_Written problem_
Starting at the line that has "Clone this chart in matplotlib." and stopping after the line that has "0.0001, 0.0000]", reproduce the listing below exactly; omit everything else.

Start of Given data

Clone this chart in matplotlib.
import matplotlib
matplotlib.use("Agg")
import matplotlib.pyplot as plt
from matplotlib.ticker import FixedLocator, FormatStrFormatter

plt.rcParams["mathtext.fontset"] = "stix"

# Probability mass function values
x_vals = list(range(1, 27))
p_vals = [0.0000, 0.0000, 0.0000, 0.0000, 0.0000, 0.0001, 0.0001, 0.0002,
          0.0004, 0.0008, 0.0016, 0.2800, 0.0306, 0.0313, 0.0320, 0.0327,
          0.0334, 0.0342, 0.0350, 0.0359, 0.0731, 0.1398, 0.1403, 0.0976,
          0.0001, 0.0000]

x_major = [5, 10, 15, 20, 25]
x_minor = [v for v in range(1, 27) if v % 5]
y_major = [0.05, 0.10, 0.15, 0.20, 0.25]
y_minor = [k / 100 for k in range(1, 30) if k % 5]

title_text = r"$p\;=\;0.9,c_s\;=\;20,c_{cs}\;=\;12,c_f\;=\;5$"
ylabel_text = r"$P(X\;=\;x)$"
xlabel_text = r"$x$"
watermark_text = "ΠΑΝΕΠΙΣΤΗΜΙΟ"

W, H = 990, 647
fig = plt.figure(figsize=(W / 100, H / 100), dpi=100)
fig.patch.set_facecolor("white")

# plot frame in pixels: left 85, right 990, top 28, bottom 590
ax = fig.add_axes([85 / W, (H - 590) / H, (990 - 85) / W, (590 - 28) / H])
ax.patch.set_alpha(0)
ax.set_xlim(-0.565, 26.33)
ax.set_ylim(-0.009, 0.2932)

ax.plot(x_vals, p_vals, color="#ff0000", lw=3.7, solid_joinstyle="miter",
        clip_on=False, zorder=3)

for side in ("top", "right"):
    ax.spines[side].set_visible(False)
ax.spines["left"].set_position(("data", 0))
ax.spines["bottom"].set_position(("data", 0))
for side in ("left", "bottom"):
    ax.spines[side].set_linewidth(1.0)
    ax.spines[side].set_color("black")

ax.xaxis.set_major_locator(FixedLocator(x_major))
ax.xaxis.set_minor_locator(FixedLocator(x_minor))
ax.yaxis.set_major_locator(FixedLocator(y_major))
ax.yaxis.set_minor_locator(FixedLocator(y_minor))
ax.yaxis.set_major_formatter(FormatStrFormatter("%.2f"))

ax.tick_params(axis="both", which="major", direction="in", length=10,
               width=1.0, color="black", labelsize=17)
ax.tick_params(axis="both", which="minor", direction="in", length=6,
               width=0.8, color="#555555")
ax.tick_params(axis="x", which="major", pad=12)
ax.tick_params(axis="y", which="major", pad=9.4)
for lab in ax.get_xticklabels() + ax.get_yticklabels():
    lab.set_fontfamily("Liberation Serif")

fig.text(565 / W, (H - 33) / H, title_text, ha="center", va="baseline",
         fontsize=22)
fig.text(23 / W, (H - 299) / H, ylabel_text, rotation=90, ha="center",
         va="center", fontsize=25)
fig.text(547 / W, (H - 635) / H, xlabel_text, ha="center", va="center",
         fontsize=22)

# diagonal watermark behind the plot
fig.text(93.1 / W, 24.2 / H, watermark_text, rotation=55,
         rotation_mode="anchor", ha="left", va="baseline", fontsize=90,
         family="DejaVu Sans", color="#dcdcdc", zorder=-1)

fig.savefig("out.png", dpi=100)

End of Given data
Start of Given data

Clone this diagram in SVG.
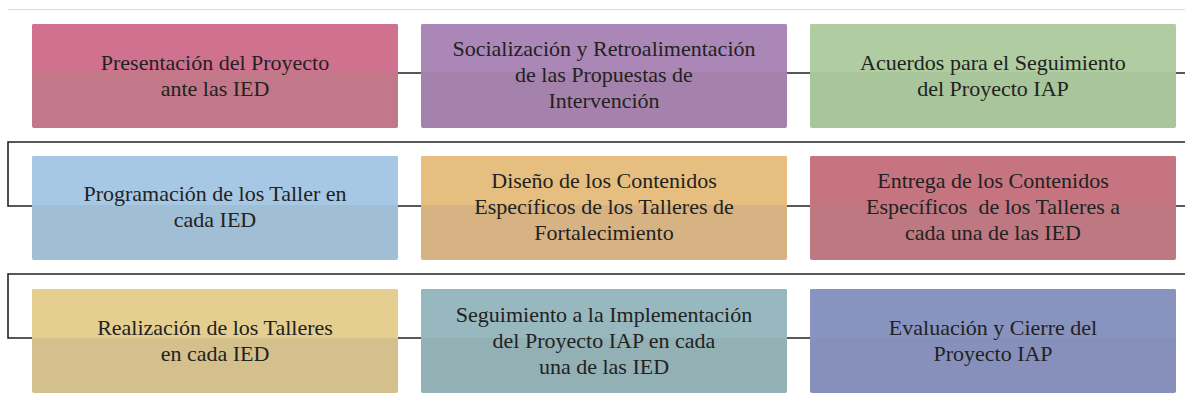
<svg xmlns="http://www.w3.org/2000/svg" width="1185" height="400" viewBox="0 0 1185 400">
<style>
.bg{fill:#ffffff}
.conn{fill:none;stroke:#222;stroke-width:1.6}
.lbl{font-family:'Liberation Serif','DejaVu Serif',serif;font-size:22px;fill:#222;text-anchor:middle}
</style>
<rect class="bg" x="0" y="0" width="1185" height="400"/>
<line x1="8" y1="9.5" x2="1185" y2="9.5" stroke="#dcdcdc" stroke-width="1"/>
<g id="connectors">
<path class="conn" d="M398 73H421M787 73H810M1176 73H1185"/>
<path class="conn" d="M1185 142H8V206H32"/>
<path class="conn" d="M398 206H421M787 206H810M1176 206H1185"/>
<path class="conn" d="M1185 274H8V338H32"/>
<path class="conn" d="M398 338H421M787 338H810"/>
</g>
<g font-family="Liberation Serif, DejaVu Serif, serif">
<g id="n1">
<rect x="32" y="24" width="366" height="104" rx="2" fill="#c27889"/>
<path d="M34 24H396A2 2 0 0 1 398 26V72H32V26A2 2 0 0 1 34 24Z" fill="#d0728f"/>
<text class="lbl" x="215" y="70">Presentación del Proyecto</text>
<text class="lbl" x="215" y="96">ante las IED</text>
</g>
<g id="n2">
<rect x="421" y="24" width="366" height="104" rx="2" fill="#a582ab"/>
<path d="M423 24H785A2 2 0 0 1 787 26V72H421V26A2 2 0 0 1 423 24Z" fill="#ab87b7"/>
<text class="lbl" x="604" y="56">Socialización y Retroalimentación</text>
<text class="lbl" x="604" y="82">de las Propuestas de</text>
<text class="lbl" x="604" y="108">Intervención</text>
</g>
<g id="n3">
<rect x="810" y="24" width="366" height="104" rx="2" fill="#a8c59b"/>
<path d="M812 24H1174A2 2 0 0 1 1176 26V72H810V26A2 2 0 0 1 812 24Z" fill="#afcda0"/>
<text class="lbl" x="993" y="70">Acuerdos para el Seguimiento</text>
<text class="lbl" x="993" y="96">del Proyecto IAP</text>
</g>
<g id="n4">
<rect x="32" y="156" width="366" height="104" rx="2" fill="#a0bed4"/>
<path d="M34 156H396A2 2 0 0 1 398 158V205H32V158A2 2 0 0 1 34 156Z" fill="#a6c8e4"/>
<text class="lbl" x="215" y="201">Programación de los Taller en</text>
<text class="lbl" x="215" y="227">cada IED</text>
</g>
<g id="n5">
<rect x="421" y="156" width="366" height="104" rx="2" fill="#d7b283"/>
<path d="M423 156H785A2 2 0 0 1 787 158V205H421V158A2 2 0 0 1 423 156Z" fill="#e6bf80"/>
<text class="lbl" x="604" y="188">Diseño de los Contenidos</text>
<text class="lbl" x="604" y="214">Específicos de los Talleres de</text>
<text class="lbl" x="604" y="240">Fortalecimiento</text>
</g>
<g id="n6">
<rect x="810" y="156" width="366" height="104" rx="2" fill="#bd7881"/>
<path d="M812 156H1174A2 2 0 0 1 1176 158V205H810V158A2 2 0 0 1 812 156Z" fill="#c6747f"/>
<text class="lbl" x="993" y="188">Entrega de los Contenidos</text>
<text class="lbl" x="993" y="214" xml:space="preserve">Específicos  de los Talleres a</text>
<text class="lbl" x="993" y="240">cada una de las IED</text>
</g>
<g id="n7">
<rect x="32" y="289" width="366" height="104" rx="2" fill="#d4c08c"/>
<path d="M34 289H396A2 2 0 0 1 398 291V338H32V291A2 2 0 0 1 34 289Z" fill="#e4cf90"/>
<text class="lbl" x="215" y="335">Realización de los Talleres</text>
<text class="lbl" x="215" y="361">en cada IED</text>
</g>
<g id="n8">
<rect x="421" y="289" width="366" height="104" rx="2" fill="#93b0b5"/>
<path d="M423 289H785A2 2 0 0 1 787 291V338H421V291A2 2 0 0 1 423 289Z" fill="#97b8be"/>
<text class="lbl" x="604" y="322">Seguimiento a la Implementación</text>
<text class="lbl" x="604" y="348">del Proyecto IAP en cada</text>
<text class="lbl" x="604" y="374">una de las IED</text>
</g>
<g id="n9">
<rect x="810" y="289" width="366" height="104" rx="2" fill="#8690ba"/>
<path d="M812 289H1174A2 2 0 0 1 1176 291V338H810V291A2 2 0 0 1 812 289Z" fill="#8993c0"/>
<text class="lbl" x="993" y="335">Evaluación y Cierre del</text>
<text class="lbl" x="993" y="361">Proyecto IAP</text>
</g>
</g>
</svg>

End of Given data

_Answer for this exercise_
Clone this chart in matplotlib.
import matplotlib
matplotlib.use("Agg")
import matplotlib.pyplot as plt
from matplotlib.ticker import FixedLocator, FormatStrFormatter

plt.rcParams["mathtext.fontset"] = "stix"

# Probability mass function values
x_vals = list(range(1, 27))
p_vals = [0.0000, 0.0000, 0.0000, 0.0000, 0.0000, 0.0001, 0.0001, 0.0002,
          0.0004, 0.0008, 0.0016, 0.2800, 0.0306, 0.0313, 0.0320, 0.0327,
          0.0334, 0.0342, 0.0350, 0.0359, 0.0731, 0.1398, 0.1403, 0.0976,
          0.0001, 0.0000]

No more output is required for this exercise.